Treasury Blueprint Already Getting Bad Reviews

It didn't take long for critics to start throwing eggs at Treasury Secretary Henry Paulson's plan for overhauling the structure of the government's financial regulatory agencies.

Paulson released the blueprint on Monday (see Treasury Plans Financial Regulatory Overhaul) and it was quickly pronounced dead on arrival. That's not surprising considering that the plan, a sweeping reorganization of agencies like the Federal Reserve, the Securities and Exchange Commission, the Federal Deposit Insurance Corp., and the Commodity Futures Trading Commission, not to mention the elimination of the Office of Thrift Supervision, is being proposed by an administration that has less than a year to go in office.

To be sure, the blueprint includes both short- and long-term objectives, and Secretary Paulson doesn't recommend that its provisions all be adopted this year anyway. He is realistic enough to recognize that most of the proposals are not likely to sail through in a Congress dominated by the opposition party during an election year.

However, there are some parts of the blueprint that may survive the shredder. Both Congress and the Bush administration recognize the need to act this year while the country is still in the throes of an economic downturn that already appears to many Americans to be a recession.

One of the short-term goals of the plan is to establish a commission to set minimum standards for mortgage brokers, and it is likely that there will be more regulation on that front if not a separate commission. But ideas such as merging the SEC with its traditional rival, the CFTC, are probably not likely to fly, and there are already grumblings about the possibility of the SEC ceding some of its authority over accounting practices to the Federal Reserve, which has been blamed for failing to do a good job of policing the mortgage-lending practices of the big banks.
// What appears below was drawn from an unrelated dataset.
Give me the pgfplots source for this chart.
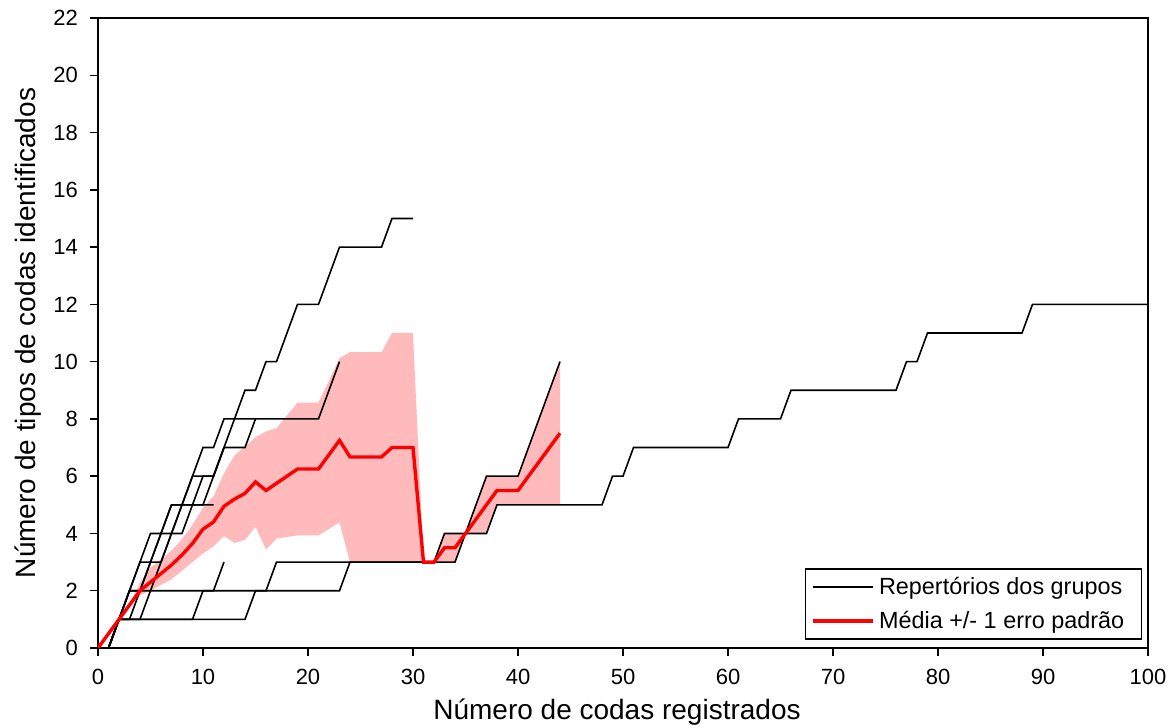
\documentclass[border=0pt]{standalone}
\usepackage{fontspec}
\setmainfont{Liberation Sans}
\usepackage{pgfplots}
\pgfplotsset{compat=1.18}
\usepgfplotslibrary{fillbetween}
\definecolor{bandpink}{RGB}{255,187,187}
\begin{document}
\begin{tikzpicture}
\begin{axis}[
  at={(0,0)}, anchor=south west,
  width=525pt, height=315pt, scale only axis,
  xmin=0, xmax=100, ymin=0, ymax=22,
  xtick={0,10,...,100}, ytick={0,2,...,22},
  tick pos=left, tick align=outside, major tick length=4pt,
  axis line style={line width=0.75pt},
  every tick/.style={line width=0.75pt, black},
  /pgf/number format/assume math mode=true,
  tick label style={font=\fontsize{11}{13}\selectfont},
  xticklabel style={yshift=-3pt},
  yticklabel style={xshift=-2.5pt},
  label style={font=\fontsize{14}{16}\selectfont},
  xlabel={Número de codas registrados},
  ylabel={Número de tipos de codas identificados},
  xlabel style={at={(axis description cs:0.4943,-0.1016)}, anchor=center},
  ylabel style={at={(axis description cs:-0.0667,0.5)}, anchor=center},
  legend style={at={(1,0)}, anchor=south east, xshift=-3pt, yshift=4pt,
    draw=black, line width=0.75pt, inner xsep=3pt, inner ysep=2pt,
    font=\fontsize{11.7}{13}\selectfont, row sep=3pt},
  legend cell align=left,
  legend image code/.code={\draw[#1] (0pt,0pt) -- (30pt,0pt);},
]
% standard-error band around the mean
\addplot[name path=upper, draw=none, forget plot] coordinates {
 (0,0) (2,1) (3,1.5) (4,2.3) (5,2.8) (6,3.1) (7,3.4) (8,3.8) (9,4.3) (10,4.9)
 (11,5.3) (12,6.1) (13,6.73) (14,7.03) (15,7.36) (16,7.56) (17,7.68) (18,8.12)
 (19,8.57) (20,8.57) (21,8.57) (22,9.34) (23,10.12) (24,10.33) (25,10.33)
 (26,10.33) (27,10.33) (28,11) (29,11) (30,11) (31,3) (32,3) (33,4) (34,4)
 (35,4) (36,5) (37,6) (38,6) (39,6) (40,6) (41,7) (42,8) (43,9) (44,10)};
\addplot[name path=lower, draw=none, forget plot] coordinates {
 (0,0) (2,1) (3,1.5) (4,1.85) (5,2.0) (6,2.2) (7,2.4) (8,2.7) (9,3.0) (10,3.3)
 (11,3.55) (12,3.91) (13,3.67) (14,3.77) (15,4.24) (16,3.44) (17,3.82) (18,3.88)
 (19,3.93) (20,3.93) (21,3.93) (22,4.16) (23,4.38) (24,3) (25,3) (26,3)
 (27,3) (28,3) (29,3) (30,3) (31,3) (32,3) (33,3) (34,3)
 (35,4) (36,4) (37,4) (38,5) (39,5) (40,5) (41,5) (42,5) (43,5) (44,5)};
\addplot[bandpink, forget plot] fill between[of=upper and lower];
% cumulative repertoire of each group
\addplot[black, line width=0.8pt] coordinates {
 (1,0) (2,1) (14,1) (15,2) (23,2) (24,3) (32,3) (33,4) (37,4) (38,5) (48,5)
 (49,6) (50,6) (51,7) (60,7) (61,8) (65,8) (66,9) (76,9) (77,10) (78,10)
 (79,11) (88,11) (89,12) (100,12)};
\addlegendentry{Repertórios dos grupos}
\addplot[black, line width=0.8pt, forget plot] coordinates {
 (1,0) (2,1) (3,2) (16,2) (17,3) (34,3) (35,4) (36,5) (37,6) (40,6) (41,7)
 (42,8) (43,9) (44,10)};
\addplot[black, line width=0.8pt, forget plot] coordinates {
 (1,0) (2,1) (3,2) (4,3) (5,3) (6,4) (7,5) (9,5) (10,6) (11,6) (12,7) (13,8)
 (14,9) (15,9) (16,10) (17,10) (18,11) (19,12) (21,12) (22,13) (23,14) (27,14)
 (28,15) (30,15)};
\addplot[black, line width=0.8pt, forget plot] coordinates {
 (1,0) (2,1) (3,2) (4,3) (5,4) (6,4) (7,5) (8,5) (9,6) (10,7) (11,7) (12,8)
 (21,8) (22,9) (23,10)};
\addplot[black, line width=0.8pt, forget plot] coordinates {
 (1,0) (2,1) (3,1) (4,2) (5,3) (6,4) (8,4) (9,5) (10,5) (11,6) (12,7) (14,7)
 (15,8)};
\addplot[black, line width=0.8pt, forget plot] coordinates {
 (1,0) (2,1) (3,2) (4,2) (5,3) (6,3) (7,4) (8,5) (9,6) (11,6) (12,7)};
\addplot[black, line width=0.8pt, forget plot] coordinates {
 (1,0) (2,1) (4,1) (5,2) (6,3) (7,4) (8,5) (11,5)};
\addplot[black, line width=0.8pt, forget plot] coordinates {
 (1,0) (2,1) (9,1) (10,2) (11,2) (12,3)};
% mean across groups
\addplot[red, line width=1.7pt] coordinates {
 (0,0) (2,1) (4,2) (5,2.3) (6,2.6) (7,2.9) (8,3.25) (9,3.65) (10,4.15) (11,4.4)
 (12,4.95) (13,5.2) (14,5.4) (15,5.8) (16,5.5) (17,5.75) (18,6) (19,6.25)
 (20,6.25) (21,6.25) (22,6.75) (23,7.25) (24,6.67) (25,6.67) (26,6.67)
 (27,6.67) (28,7) (29,7) (30,7) (31,3) (32,3) (33,3.5) (34,3.5) (35,4)
 (36,4.5) (37,5) (38,5.5) (39,5.5) (40,5.5) (41,6) (42,6.5) (43,7) (44,7.5)};
\addlegendentry{Média +/- 1 erro padrão\hspace*{3.5pt}}
\end{axis}
\pgfresetboundingbox
\path[use as bounding box] (-49pt,-40pt) rectangle (537.5pt,324pt);
\end{tikzpicture}
\end{document}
However, the blueprint has attracted support in some quarters from industry groups such as the Center for Audit Quality, the Securities Industry and Financial Markets Association, the Business Roundtable and the Managed Funds Association. Accountants have a stake in any reorganization that goes forward. With the presidential candidates already weighing in on some of the changes they would like to see in the financial regulators, it's likely that in the months ahead there will be more than one blueprint competing for attention.